After a geeky professor creates a formula that physically transforms him into a handsome, confident man, The Nutty Professor, also known as Mr. Kelp, faces the world through a different lens. The new and improved Mr. Kelp goes by the name of Buddy Love, and he effortlessly sweeps people off their feet with his beautiful singing voice and magnetic personality.

Although it maintains a conventional narrative, The Nutty Professor is a key film in Lewis’ filmography. By the time he made The Nutty Professor, his style in comedy was established in a way where he could challenge serious themes like the social importance of physical appearances, and the natural and uncontrollable curiosity that human beings have with improving their lives with science.

 

4. Buffalo ’66 – Vincent Gallo

Vincent Gallo’s Buffalo’ 66 is a reflection of a man’s inability to love others as a result of not being regarded or cared for as a child. The film’s dark and gloomy aesthetic perfectly conceptualizes the character’s psychological anxiety throughout the plot of the film.

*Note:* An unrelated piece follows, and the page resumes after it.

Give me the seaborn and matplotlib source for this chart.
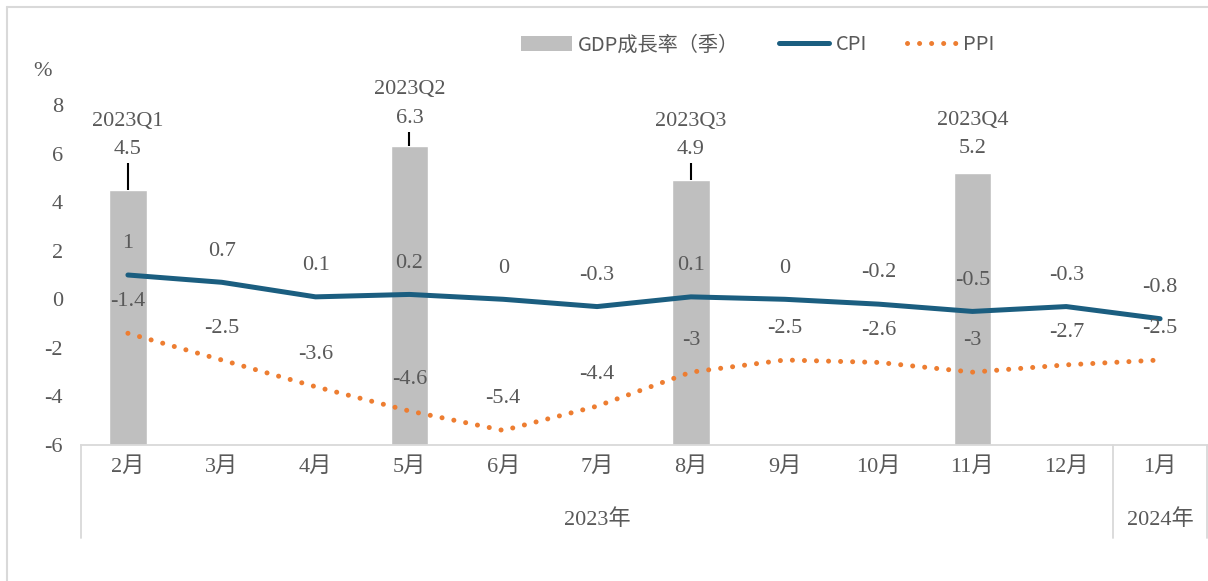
import matplotlib.pyplot as plt
import numpy as np
import pandas as pd
import seaborn as sns
from matplotlib.lines import Line2D
from matplotlib.patches import Patch

# data
months = ["2月", "3月", "4月", "5月", "6月", "7月", "8月", "9月", "10月", "11月", "12月", "1月"]
cpi = [1, 0.7, 0.1, 0.2, 0, -0.3, 0.1, 0, -0.2, -0.5, -0.3, -0.8]
ppi = [-1.4, -2.5, -3.6, -4.6, -5.4, -4.4, -3, -2.5, -2.6, -3, -2.7, -2.5]
gdp_months = ["2月", "5月", "8月", "11月"]
gdp_quarters = ["2023Q1", "2023Q2", "2023Q3", "2023Q4"]
gdp = [4.5, 6.3, 4.9, 5.2]
years = ["2023年", "2024年"]
year_months = [11, 1]

# layout / style
gdp_label_y = [6.15, 7.45, 6.15, 6.2]
Y_MIN, Y_MAX = -6, 8
BAR_COLOR = "#BFBFBF"
CPI_COLOR = "#1B5E80"
PPI_COLOR = "#ED7D31"
TEXT_COLOR = "#595959"
LINE_GREY = "#D9D9D9"
W, H = 1208, 581

sns.set_theme(style="white")
plt.rcParams["font.family"] = ["Liberation Serif", "Noto Sans CJK TC"]
plt.rcParams["font.size"] = 16
plt.rcParams["axes.unicode_minus"] = False

fig = plt.figure(figsize=(W / 100, H / 100), dpi=100)
ax_bottom, ax_top = 445, 105
ax = fig.add_axes([81 / W, 1 - ax_bottom / H, (1207 - 81) / W, (ax_bottom - ax_top) / H])

gdp_df = pd.DataFrame({"month": gdp_months, "gdp": gdp})
sns.barplot(data=gdp_df, x="month", y="gdp", order=months, color=BAR_COLOR,
            width=0.4, saturation=1, ax=ax)
# Excel draws the columns up from the axis floor (-6)
for p in ax.patches:
    h = p.get_height()
    p.set_y(Y_MIN)
    p.set_height(h - Y_MIN)

pos = np.arange(len(months))
sns.lineplot(x=pos, y=cpi, color=CPI_COLOR, lw=3.6, solid_capstyle="round", ax=ax)
sns.lineplot(x=pos, y=ppi, color=PPI_COLOR, lw=3.6, linestyle=(0, (0.01, 2.4)),
             dash_capstyle="round", ax=ax)

for i, v in enumerate(cpi):
    ax.annotate(f"{v:g}", (i, v), xytext=(0, 22.5), textcoords="offset points",
                ha="center", va="center", color=TEXT_COLOR, fontsize=16)
for i, v in enumerate(ppi):
    ax.annotate(f"{v:g}", (i, v), xytext=(0, 23), textcoords="offset points",
                ha="center", va="center", color=TEXT_COLOR, fontsize=16)

# GDP labels with leader lines
for m, q, v, ly in zip(gdp_months, gdp_quarters, gdp, gdp_label_y):
    i = months.index(m)
    top = ly - 0.55
    if top - v > 0.5:
        ax.plot([i, i], [v, top], color="black", lw=1.5, solid_capstyle="butt")
    ax.text(i, ly, f"{v:g}", ha="center", va="center", color=TEXT_COLOR,
            fontsize=16, clip_on=False)
    ax.text(i, ly + 1.17, q, ha="center", va="center", color=TEXT_COLOR,
            fontsize=16, clip_on=False)

ax.set_xlim(-0.5, len(months) - 0.5)
ax.set_ylim(Y_MIN, Y_MAX)
ax.set_yticks(range(Y_MIN, Y_MAX + 1, 2))
ax.set_xlabel("")
ax.set_ylabel("")
ax.tick_params(axis="y", length=0, pad=13, labelcolor=TEXT_COLOR, labelsize=16)
ax.tick_params(axis="x", length=0, pad=9, labelcolor=TEXT_COLOR, labelsize=16)
for side in ["left", "top", "right"]:
    ax.spines[side].set_visible(False)
ax.spines["bottom"].set_color(LINE_GREY)
ax.spines["bottom"].set_linewidth(1.3)
ax.spines["bottom"].set_zorder(5)

# second level category axis (years)
axh = ax_bottom - ax_top
sep_y = -(538 - ax_bottom) / axh
year_y = -(520 - ax_bottom) / axh
trans = ax.get_xaxis_transform()
start = 0
edges = [-0.5]
for y_label, n in zip(years, year_months):
    ax.text(start + (n - 1) / 2, year_y, y_label, transform=trans, ha="center",
            va="center", color=TEXT_COLOR, fontsize=16)
    start += n
    edges.append(start - 0.5)
for e in edges:
    ax.plot([e, e], [0, sep_y], transform=trans, color=LINE_GREY, lw=1.3, clip_on=False)

fig.text(42 / W, 1 - 72 / H, "%", ha="center", va="center", color=TEXT_COLOR, fontsize=16)

# legend
handles = [
    Patch(facecolor=BAR_COLOR, edgecolor="none"),
    Line2D([], [], color=CPI_COLOR, lw=3.6, solid_capstyle="round"),
    Line2D([], [], color=PPI_COLOR, lw=3.6, linestyle=(0, (0.01, 2.4)), dash_capstyle="round"),
]
fig.legend(handles, ["GDP成長率（季）", "CPI", "PPI"], loc="center",
           bbox_to_anchor=(758 / W, 1 - 45 / H), ncol=3, frameon=False,
           prop={"family": ["Noto Sans CJK TC"], "size": 14.5, "weight": "light"},
           labelcolor=TEXT_COLOR, handlelength=2.5, handleheight=0.8,
           handletextpad=0.3, columnspacing=2.0)

# outer border (left and top visible)
fig.add_artist(Line2D([7 / W, 7 / W], [0, 1 - 7 / H], color=LINE_GREY, lw=1.5))
fig.add_artist(Line2D([7 / W, 1], [1 - 7 / H, 1 - 7 / H], color=LINE_GREY, lw=1.5))

fig.savefig("out.png", dpi=100)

The film begins with Billy Brown, played by Gallo, getting released from jail. On his stressful pursuit to find a place to pee, Billy kidnaps a young tap dancer and tells her she has to pretend to be his loving wife on a visit to his parents’ house. For some unexplainable reason, Stella, the young kidnapped girl plays along with Billy’s scheme, and does not find a way to escape. The plot then shifts to Billy seeking revenge for his unjust imprisonment, unexpectedly falling in love with Stella in the process.

Gallo has said that Buffalo ‘66 was a cathartic experience because it really reflected the struggles of his own life. Apart from Billy and Gallo’s similar characteristics, Gallo has stated that his parents in real life are exactly like the parents in the film, only that the one’s in the film somehow seem a bit more charming. In the scene where he visits his old home, Gallo presents an extremely toxic household that strikes nothing but pity for the Billy that had to grow up in it.

The neglect and disinterest his parents have with him is extremely saddening, and can easily go on to explain why he seems so strange. Billy is quite the intense character in this film, however, the way in which his unconventional interactions with Stella progress is what makes the film what it is: a twisted, unconventional, and captivating love story.

 

5. Sling Blade – Billy Bob Thornton

Sling Blade

Thornton’s directorial debut, Sling Blade follows a disabled man named Karl who is released from a mental institution after serving a 17-year sentence for murdering his mother and her lover.

After his release, Karl decides to go back to his hometown where he becomes friends with a little boy named Frank. Over the course of the film, Karl and Frank develop a bond that is undeniably pure and quite heartwarming to watch come about.

Thornton, had worked in a nursing home before becoming an actor, and said that Karl was an amalgam of different people that he met while working there. One of the main reasons why Sling Blade resonated with so many people is because of how authentic Karl feels in everything he says and does. The details that make up his personality are so unique that he becomes a real person, and not just a written role played by an actor. His mannerisms, his walk, his talk, the way he says “mhm” after every line, or the way he rubs his hands when he speaks, are all part of the realness Thornton brought to him on screen.

Themes of religion and prejudice radiate throughout Karl’s experiences, highlighting society’s cruel ways of normalizing the maltreatment of disabled people. Through a series of simple stories, we see that religion can fall into the wrong hands and be twisted to manipulate others, but it can also redeem a flawed man, and help him find a purpose.